President Clinton called on world leaders on Monday to ''end all nuclear tests for all time'' and sent the long-delayed global test-ban treaty to the Senate, where he hopes to overcome Republican objections.

Announcing his action in an address to the United Nations' 52nd General Assembly, Clinton called the treaty ''our commitment to end all nuclear tests for all time, the longest sought, hardest fought prize in the history of arms control.''

In a 19-minute speech to U.N. delegates, the president also called for a permanent international court to punish human-rights violators.

Traditionally, international courts have been established on a case by case basis to investigate human rights violations such as the panel investigating Bosnia war crimes suspects. Clinton told the delegates: ''Before the century ends, we should establish a permanent international court to prosecute the most serious violations of humanitarian law.''

Praising the reform efforts by U.N. Secretary General Kofi Annan, who is trying to streamline the world body's operations, Clinton pledged that the United States would pay the bulk of the $ 1 billion in back payments it owes the United Nations. Congress has blocked payment to the United Nations in an effort to spur cost-saving changes.

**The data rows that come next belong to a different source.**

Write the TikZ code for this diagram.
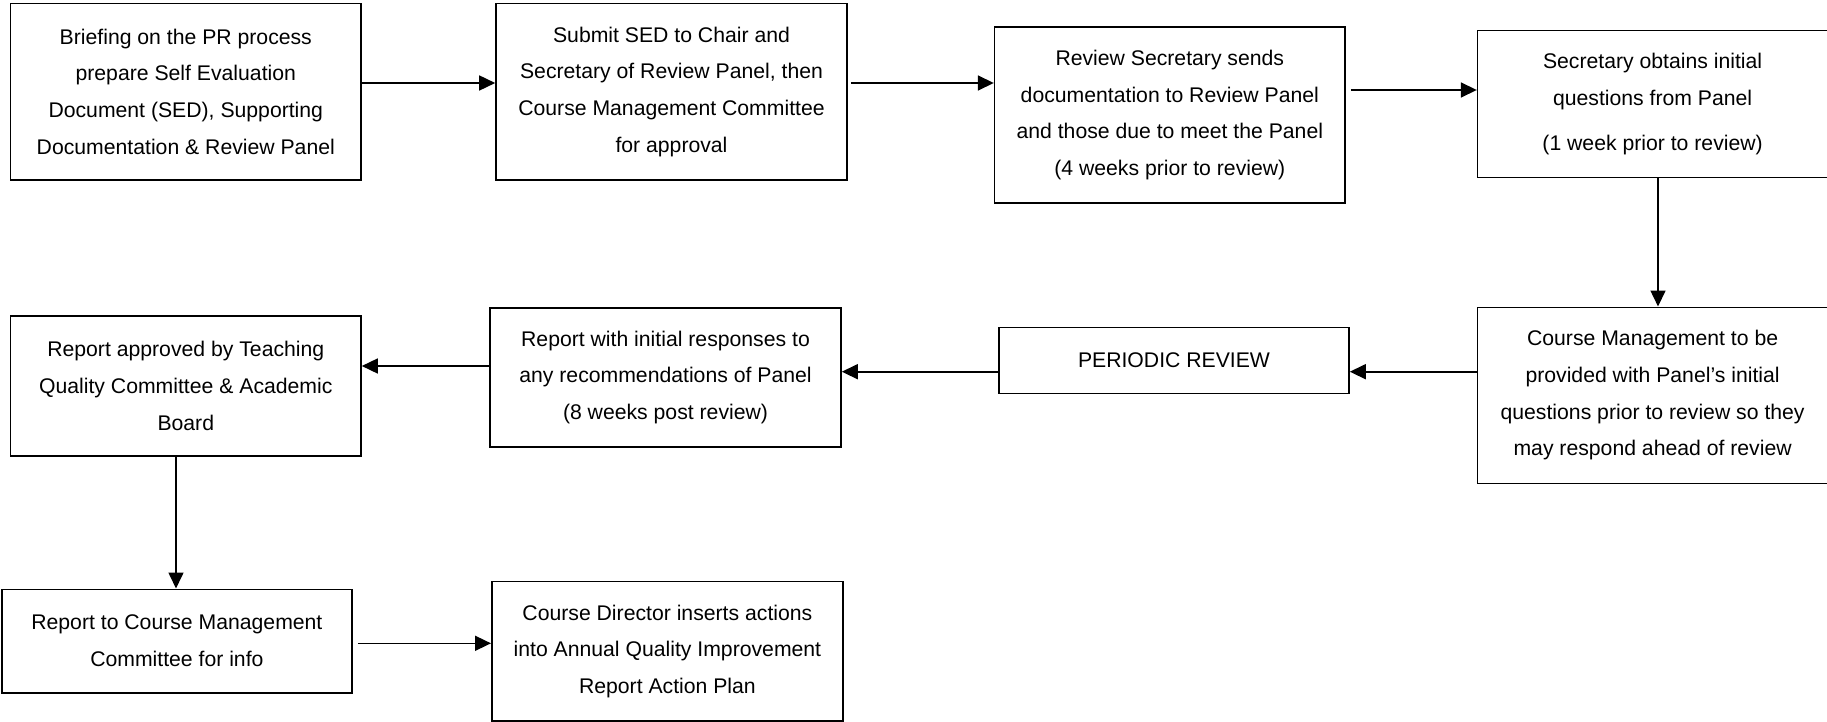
\documentclass[tikz,border=0pt]{standalone}
\usepackage{fontspec}
\setmainfont{Liberation Sans}
\usetikzlibrary{arrows.meta}
\begin{document}
\begin{tikzpicture}[x=1pt,y=1pt,
  box/.style={draw=black,line width=1.6pt,align=center,inner sep=0pt,
    font=\fontsize{21.2pt}{36.7pt}\selectfont},
  arr/.style={line width=1.6pt,-{Triangle[length=16pt,width=15pt]}}]
\useasboundingbox (0,0) rectangle (1827,-722);
\node[box,minimum width=350.4pt,minimum height=176.7pt] (b1) at (185.8,-91.7)
  {Briefing on the PR process\\prepare Self Evaluation\\Document (SED), Supporting\\Documentation \& Review Panel};
\node[box,minimum width=351pt,minimum height=176.7pt] (b2) at (671.5,-91.7)
  {Submit SED to Chair and\\Secretary of Review Panel, then\\Course Management Committee\\for approval};
\node[box,minimum width=350.4pt,minimum height=176.3pt] (b3) at (1169.8,-114.9)
  {Review Secretary sends\\documentation to Review Panel\\and those due to meet the Panel\\(4 weeks prior to review)};
\node[box,minimum width=350pt,minimum height=147pt] (b4) at (1652.6,-104.2)
  {Secretary obtains initial\\questions from Panel\\[8pt](1 week prior to review)};
\node[box,minimum width=350pt,minimum height=176pt] (b7) at (1652.6,-395.3)
  {Course Management to be\\provided with Panel’s initial\\questions prior to review so they\\may respond ahead of review};
\node[box,minimum width=350pt,minimum height=66pt] (pr) at (1174,-360.3)
  {PERIODIC REVIEW};
\node[box,minimum width=351pt,minimum height=139pt] (b6) at (665.5,-377.5)
  {Report with initial responses to\\any recommendations of Panel\\(8 weeks post review)};
\node[box,minimum width=350.4pt,minimum height=139.7pt] (b5) at (185.8,-385.9)
  {Report approved by Teaching\\Quality Committee \& Academic\\Board};
\node[box,minimum width=350.2pt,minimum height=103.4pt] (b8) at (176.9,-641)
  {Report to Course Management\\Committee for info};
\node[box,minimum width=351.2pt,minimum height=139.3pt] (b9) at (667.4,-651.3)
  {Course Director inserts actions\\into Annual Quality Improvement\\Report Action Plan};
\draw[arr] ([yshift=8.7pt]b1.east) -- ([yshift=8.7pt]b2.west);
\draw[arr] ([yshift=8.7pt,xshift=3pt]b2.east) -- ([yshift=31.9pt]b3.west);
\draw[arr] ([yshift=24.9pt,xshift=5pt]b3.east) -- ([yshift=14.2pt]b4.west);
\draw[arr] ([xshift=5.4pt]b4.south) -- ([xshift=5.4pt]b7.north);
\draw[arr] ([yshift=23.6pt]b7.west) -- ([yshift=-11.4pt]pr.east);
\draw[arr] ([yshift=-11.4pt]pr.west) -- ([yshift=5.8pt]b6.east);
\draw[arr] ([yshift=11.5pt]b6.west) -- ([yshift=19.9pt]b5.east);
\draw[arr] ([xshift=-9.8pt]b5.south) -- ([xshift=-0.9pt]b8.north);
\draw[arr] ([yshift=-2.3pt,xshift=5pt]b8.east) -- ([yshift=8pt]b9.west);
\end{tikzpicture}
\end{document}
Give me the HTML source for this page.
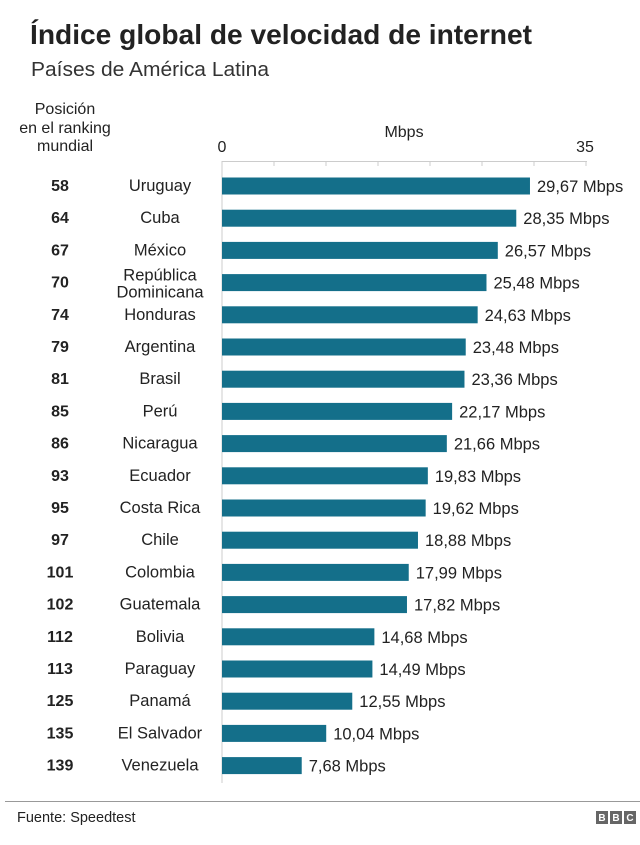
<!DOCTYPE html>
<html><head><meta charset="utf-8"><style>
body{margin:0;background:#fff;width:640px;height:840px;overflow:hidden;font-family:"Liberation Sans",Arial,sans-serif;}
</style></head><body>
<svg width="640" height="840" xmlns="http://www.w3.org/2000/svg" font-family="Liberation Sans, Arial, sans-serif">
<text x="30" y="44" font-size="28" font-weight="bold" fill="#222" textLength="502" lengthAdjust="spacingAndGlyphs">Índice global de velocidad de internet</text>
<text x="31" y="76" font-size="20" fill="#333" textLength="238" lengthAdjust="spacingAndGlyphs">Países de América Latina</text>
<g font-size="16" fill="#222" text-anchor="middle">
<text x="65" y="114">Posición</text>
<text x="65" y="133">en el ranking</text>
<text x="65" y="151">mundial</text>
<text x="404" y="137">Mbps</text>
<text x="222" y="152">0</text>
<text x="585" y="152">35</text>
</g>
<line x1="222" y1="161.5" x2="587" y2="161.5" stroke="#ccc"/>
<g stroke="#ccc">
<line x1="222" y1="161" x2="222" y2="783"/>
<line x1="274" y1="161" x2="274" y2="166"/>
<line x1="326" y1="161" x2="326" y2="166"/>
<line x1="378" y1="161" x2="378" y2="166"/>
<line x1="430" y1="161" x2="430" y2="166"/>
<line x1="482" y1="161" x2="482" y2="166"/>
<line x1="534" y1="161" x2="534" y2="166"/>
<line x1="586" y1="161" x2="586" y2="166"/>
</g>
<g id="rows" font-size="16.5" fill="#222"></g>
<line x1="5" y1="801.5" x2="640" y2="801.5" stroke="#999"/>
<text x="17" y="822" font-size="14.5" fill="#222">Fuente: Speedtest</text>
<g font-size="10" font-weight="bold" fill="#fff" text-anchor="middle">
<rect x="596" y="811" width="12" height="13" fill="#666"/><text x="602" y="821">B</text>
<rect x="610" y="811" width="12" height="13" fill="#666"/><text x="616" y="821">B</text>
<rect x="624" y="811" width="12" height="13" fill="#666"/><text x="630" y="821">C</text>
</g>
</svg>
<script>
var d=[[58,"Uruguay",29.67],[64,"Cuba",28.35],[67,"México",26.57],[70,"República|Dominicana",25.48],[74,"Honduras",24.63],[79,"Argentina",23.48],[81,"Brasil",23.36],[85,"Perú",22.17],[86,"Nicaragua",21.66],[93,"Ecuador",19.83],[95,"Costa Rica",19.62],[97,"Chile",18.88],[101,"Colombia",17.99],[102,"Guatemala",17.82],[112,"Bolivia",14.68],[113,"Paraguay",14.49],[125,"Panamá",12.55],[135,"El Salvador",10.04],[139,"Venezuela",7.68]];
var s="";
d.forEach(function(r,i){var c=186+32.2*i;var w=r[2]*10.38;
s+='<text x="60" y="'+(c+5)+'" text-anchor="middle" font-weight="bold" font-size="16">'+r[0]+'</text>';
if(r[1].indexOf("|")>=0){var p=r[1].split("|");s+='<text x="160" y="'+(c-2)+'" text-anchor="middle">'+p[0]+'</text><text x="160" y="'+(c+15)+'" text-anchor="middle">'+p[1]+'</text>';}
else s+='<text x="160" y="'+(c+5)+'" text-anchor="middle">'+r[1]+'</text>';
s+='<rect x="222" y="'+(c-8.5)+'" width="'+w+'" height="17" fill="#146f8a"/>';
s+='<text x="'+(222+w+7)+'" y="'+(c+6)+'">'+r[2].toFixed(2).replace(".",",")+' Mbps</text>';});
document.getElementById("rows").innerHTML=s;
</script>
</body></html>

''This year, for the first time since I have been president, we have an opportunity to put the questions of debts and dues behind us once and for all, and to put the United Nations on a sounder financial footing for the future,'' Clinton said.

Traditionally, the secretary-general does not deliver substantive speeches during the General Assembly's annual debate, deferring instead to leaders and foreign ministers of the 185 member nations.

But in a departure, Annan urged members to make this the ''reform assembly'' by endorsing his plan to streamline U.N. operations, reduce staff and hold down expenses.

His address alternately chided and implored the organization's 185 countries to support his vision of a sleeker, cheaper United Nations ''that will express the highest moral aspirations of humankind even as it delivers practical benefits to men, women and children in cities and villages around the world.''

Annan's reform proposals include eliminating 1,000 positions in the bureaucracy, holding the U.N. budget at current levels for the next five years, reorganizing the management and budget structure and appointing a deputy secretary-general to serve as his second-in-command.

Although the reform measures have been criticized in Congress and elsewhere as too timid, there has been broad general support among the U.N. membership for the plan, and Clinton repeated his endorsement of it in his speech to the General Assembly.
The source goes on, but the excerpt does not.